● Your goal: Quote each line of the material verbatim, without the pictures.

[Entries with chart source code]
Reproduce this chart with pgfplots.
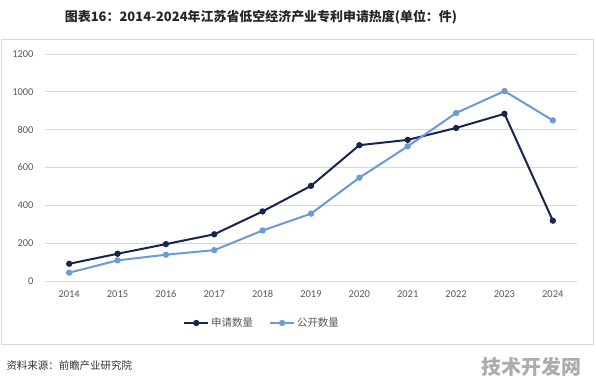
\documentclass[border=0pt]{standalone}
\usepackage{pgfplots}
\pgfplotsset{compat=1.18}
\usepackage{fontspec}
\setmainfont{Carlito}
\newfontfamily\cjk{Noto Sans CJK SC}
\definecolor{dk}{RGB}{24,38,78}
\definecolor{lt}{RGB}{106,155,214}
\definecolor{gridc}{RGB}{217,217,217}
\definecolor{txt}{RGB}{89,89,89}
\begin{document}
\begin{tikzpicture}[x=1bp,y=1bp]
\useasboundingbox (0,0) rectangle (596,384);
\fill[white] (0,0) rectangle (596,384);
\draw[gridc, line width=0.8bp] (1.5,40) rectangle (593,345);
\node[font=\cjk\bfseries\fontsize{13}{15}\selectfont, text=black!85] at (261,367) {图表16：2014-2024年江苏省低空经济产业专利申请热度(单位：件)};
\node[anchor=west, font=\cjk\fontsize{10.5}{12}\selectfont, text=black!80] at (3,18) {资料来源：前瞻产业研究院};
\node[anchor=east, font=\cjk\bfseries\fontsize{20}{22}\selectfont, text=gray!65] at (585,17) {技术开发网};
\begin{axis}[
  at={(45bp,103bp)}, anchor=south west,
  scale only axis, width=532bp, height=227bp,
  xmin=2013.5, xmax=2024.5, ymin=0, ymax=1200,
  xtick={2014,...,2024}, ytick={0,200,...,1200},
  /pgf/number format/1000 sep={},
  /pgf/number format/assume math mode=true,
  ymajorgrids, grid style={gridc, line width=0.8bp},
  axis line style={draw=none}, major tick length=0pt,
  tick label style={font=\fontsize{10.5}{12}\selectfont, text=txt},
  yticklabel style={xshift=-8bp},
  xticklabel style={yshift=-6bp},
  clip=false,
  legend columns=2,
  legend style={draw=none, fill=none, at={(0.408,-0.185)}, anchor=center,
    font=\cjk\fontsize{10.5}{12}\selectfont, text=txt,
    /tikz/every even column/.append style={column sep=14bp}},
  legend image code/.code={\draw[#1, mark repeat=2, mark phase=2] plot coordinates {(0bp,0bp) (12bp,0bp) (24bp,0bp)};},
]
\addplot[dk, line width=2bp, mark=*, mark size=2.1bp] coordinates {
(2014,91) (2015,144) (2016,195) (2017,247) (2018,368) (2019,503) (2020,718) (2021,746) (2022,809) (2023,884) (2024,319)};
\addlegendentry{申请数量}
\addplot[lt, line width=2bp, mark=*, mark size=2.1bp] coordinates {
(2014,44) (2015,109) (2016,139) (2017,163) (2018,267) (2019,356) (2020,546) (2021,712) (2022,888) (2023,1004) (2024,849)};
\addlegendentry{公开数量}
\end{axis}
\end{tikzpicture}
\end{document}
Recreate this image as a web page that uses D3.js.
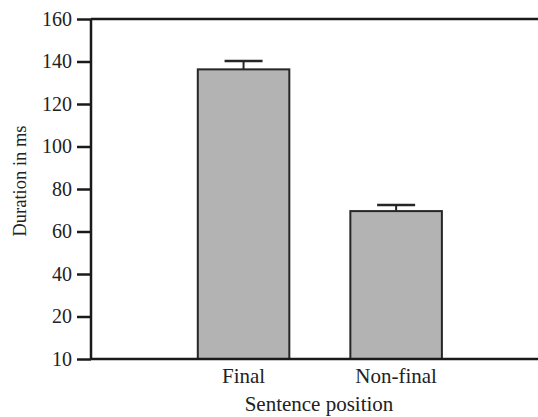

● Correct result:
Reproduce this chart with pgfplots.
\documentclass[border=0pt]{standalone}
\usepackage{pgfplots}
\pgfplotsset{compat=1.18}
\usepackage{fontspec}
\setmainfont{Carlito}
\newfontfamily\cjk{Noto Sans CJK SC}
\definecolor{dk}{RGB}{24,38,78}
\definecolor{lt}{RGB}{106,155,214}
\definecolor{gridc}{RGB}{217,217,217}
\definecolor{txt}{RGB}{89,89,89}
\begin{document}
\begin{tikzpicture}[x=1bp,y=1bp]
\useasboundingbox (0,0) rectangle (596,384);
\fill[white] (0,0) rectangle (596,384);
\draw[gridc, line width=0.8bp] (1.5,40) rectangle (593,345);
\node[font=\cjk\bfseries\fontsize{13}{15}\selectfont, text=black!85] at (261,367) {图表16：2014-2024年江苏省低空经济产业专利申请热度(单位：件)};
\node[anchor=west, font=\cjk\fontsize{10.5}{12}\selectfont, text=black!80] at (3,18) {资料来源：前瞻产业研究院};
\node[anchor=east, font=\cjk\bfseries\fontsize{20}{22}\selectfont, text=gray!65] at (585,17) {技术开发网};
\begin{axis}[
  at={(45bp,103bp)}, anchor=south west,
  scale only axis, width=532bp, height=227bp,
  xmin=2013.5, xmax=2024.5, ymin=0, ymax=1200,
  xtick={2014,...,2024}, ytick={0,200,...,1200},
  /pgf/number format/1000 sep={},
  /pgf/number format/assume math mode=true,
  ymajorgrids, grid style={gridc, line width=0.8bp},
  axis line style={draw=none}, major tick length=0pt,
  tick label style={font=\fontsize{10.5}{12}\selectfont, text=txt},
  yticklabel style={xshift=-8bp},
  xticklabel style={yshift=-6bp},
  clip=false,
  legend columns=2,
  legend style={draw=none, fill=none, at={(0.408,-0.185)}, anchor=center,
    font=\cjk\fontsize{10.5}{12}\selectfont, text=txt,
    /tikz/every even column/.append style={column sep=14bp}},
  legend image code/.code={\draw[#1, mark repeat=2, mark phase=2] plot coordinates {(0bp,0bp) (12bp,0bp) (24bp,0bp)};},
]
\addplot[dk, line width=2bp, mark=*, mark size=2.1bp] coordinates {
(2014,91) (2015,144) (2016,195) (2017,247) (2018,368) (2019,503) (2020,718) (2021,746) (2022,809) (2023,884) (2024,319)};
\addlegendentry{申请数量}
\addplot[lt, line width=2bp, mark=*, mark size=2.1bp] coordinates {
(2014,44) (2015,109) (2016,139) (2017,163) (2018,267) (2019,356) (2020,546) (2021,712) (2022,888) (2023,1004) (2024,849)};
\addlegendentry{公开数量}
\end{axis}
\end{tikzpicture}
\end{document}
Recreate this image as a web page that uses D3.js.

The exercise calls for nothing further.